El hermano Mark, dotado de un corazón tan amoroso, ha de haber sufrido mucho intentando en vano aniquilar los instintos y afectos que Dios mismo había implantado en él.
Un día, yo estaba con varios amigos jóvenes cerca de la casa del hermano Mark. De repente, vimos algo cubierto de sangre, arrojado de la ventana, caer a corta distancia de nosotros. Al mismo instante, oímos fuertes gritos saliendo de la casa del monje: ¡Ay, Dios mío! ¡Ten misericordia de mí! ¡Sálvame! ¡Estoy perdido!
La hermana del hermano Mark salió precipitadamente y gritó a algunos hombres que pasaban: ¡Vengan a ayudarnos! ¡Mi pobre hermano se está muriendo! ¡Por amor de Dios, apresúrense, está perdiendo toda su sangre!
Yo corrí a la puerta, pero su hermana la cerró bruscamente, diciendo: No queremos niños aquí.
Yo tenía un sincero afecto por el buen hermano; él había sido muy amable conmigo. Pero yo tenía que retroceder entre la multitud que rápidamente se había juntado. El misterio singular en que intentaban envolver al pobre monje me llenaba de preocupación y ansiedad.
Pero la preocupación pronto se convirtió en confusión indecible cuando oí la risa convulsiva y las bromas vergonzosas del gentío, después que el doctor anunció la naturaleza de la herida. Sobrecogido de horror, salí huyendo. Ya no quería saber más de esa tragedia. Ya sabía demasiado. Pobre hermano Mark dejó de ser hombre: se convirtió en eunuco.
¡Oh cruel y apóstata Iglesia de Roma! ¡Cuántos corazones has quebrantado con aquel celibato que sólo Satanás pudo haber inventado! Sin embargo, no murió esta víctima desafortunado de su acción precipitada; pronto recuperó su salud normal.
Habiendo, entre tanto, dejado de visitarlo, algunos meses después, estaba yo pescando en un lugar muy solitario. Estaba completamente absorto, cuando sentí en mi hombro la presión suave de una mano; era la del hermano Mark.
Pensé que iba a desmayar cuando los sentimientos opuestos de sorpresa, dolor y gozo entraron a mi mente al mismo tiempo. Con una voz afectuosa y temblorosa me dijo: Mi querido hijo, ¿Por qué ya no vienes a visitarme?

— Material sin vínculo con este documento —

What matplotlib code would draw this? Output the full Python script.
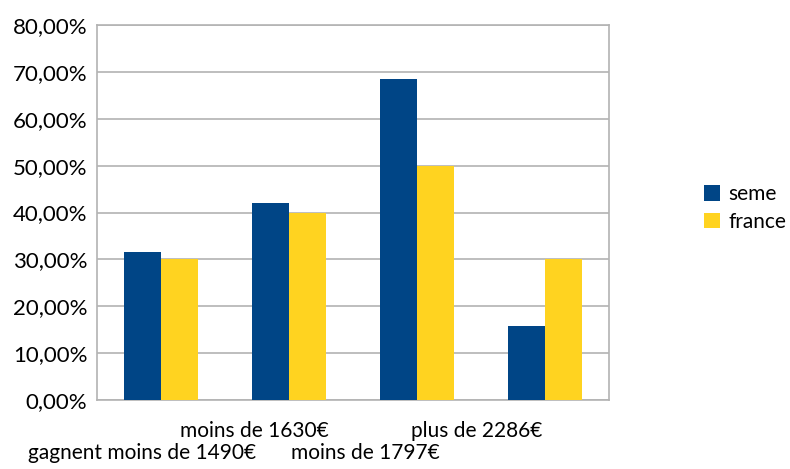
import matplotlib
matplotlib.use("Agg")
import matplotlib.pyplot as plt
import numpy as np
from matplotlib.ticker import FuncFormatter

# income brackets (labels as in the source sheet)
categories = ["gagnent moins de 1490€", "moins de 1630€", "moins de 1797€", "plus de 2286€"]
seme = [31.5, 42.0, 68.4, 15.8]
france = [30.0, 40.0, 50.0, 30.0]
series_names = ["seme", "france"]
yticks = [0, 10, 20, 30, 40, 50, 60, 70, 80]

plt.rcParams['font.family'] = ['Lato', 'DejaVu Sans']

fig = plt.figure(figsize=(7.9, 4.69), dpi=100)
ax = fig.add_axes([97 / 790, 1 - 400 / 469, 512 / 790, 375 / 469])

x = np.arange(len(categories))
w = 0.29
ax.bar(x - w / 2, seme, w, color="#004586", label=series_names[0], zorder=3)
ax.bar(x + w / 2, france, w, color="#ffd320", label=series_names[1], zorder=3)

ax.set_xlim(-0.5, len(categories) - 0.5)
ax.set_ylim(0, 80)
ax.set_yticks(yticks)
ax.yaxis.set_major_formatter(FuncFormatter(lambda v, p: f"{v:.2f}%".replace(".", ",")))
ax.tick_params(axis="y", length=0, pad=7, labelsize=16)
ax.set_xticks([])
ax.grid(axis="y", color="#b3b3b3", linewidth=1.2, zorder=0)
for s in ax.spines.values():
    s.set_color("#b3b3b3")
    s.set_linewidth(1.2)

# staggered category labels, placed like the original export
label_x = [0.088, 0.307, 0.525, 0.742]
label_y = [-0.157, -0.099, -0.157, -0.099]
for lx, ly, lab in zip(label_x, label_y, categories):
    ax.text(lx, ly, lab, transform=ax.transAxes, ha="center", va="baseline", fontsize=15)

fig.legend(loc="upper left", bbox_to_anchor=(696 / 790, 1 - 176 / 469), frameon=False,
           fontsize=15, handlelength=0.75, handleheight=0.75, handletextpad=0.4,
           labelspacing=0.35, borderaxespad=0)

fig.savefig("out.png", dpi=100)
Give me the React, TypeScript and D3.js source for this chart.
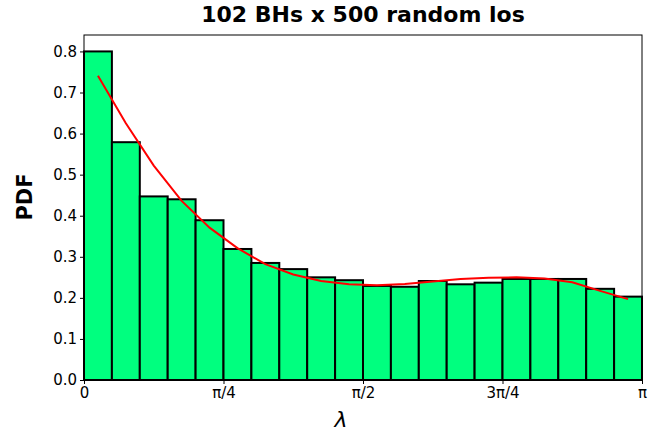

No me atreví a mirarle. Me gustaba por sus hechos de bondad, pero la hora fatal, cuando en la calle delante de su puerta sufrí tanto a causa de él, pesaba sobre mi corazón como una montaña. No podía contestarle.
Luego, me preguntó nuevamente con el tono de un criminal suplicando misericordia: ¿Por qué es, mi querido hijo, que ya no vienes más a visitarme? Tú sabes que te amo.
Querido hermano Mark, le respondí, nunca olvidaré tu bondad conmigo. ¡Te estaré eternamente agradecido! Yo quisiera que estuviera en mi poder seguir visitándote como antes, pero no puedo y tú ya sabes la razón.
Yo había dicho esas palabras con la timidez e ignorancia de un niño. Pero la acción de aquel hombre desafortunado me había sobrecogido de tanto horror que no podía ni pensar en volverlo a visitar.
Pasó dos o tres minutos sin hablar ni moverse, pero yo oí sus sollozos y clamor de desesperación y angustia, como nunca volví a oír.
Yo no podía contenerme más; estaba sofocado de emoción suprimida. Las lágrimas me hicieron bien; también a él le hicieron bien. Le dijeron que yo todavía era su amigo.
El me tomó en sus brazos y me abrazó; sus lágrimas se mezclaron con las mías. Pero yo no podía hablar; las emociones eran demasiadas para mi edad. Me senté sobre una piedra húmeda y fría para no desmayar. Cayó de rodillas a mi lado; elevó al cielo sus ojos, rojos e hinchados de llorar y con sus manos alzadas en súplica, clamaba con un acento que parecía partir mi corazón: ¡Dios mío, Dios mío! ¡Cuán miserable hombre soy!
Los veinticinco años que duré como sacerdote de Roma, me han revelado que esos clamores de desolación que escuché ese día eran sólo el eco de los clamores que salen de cada convento, cada casa parroquial y cada casa donde seres humanos están atados por el celibato papista.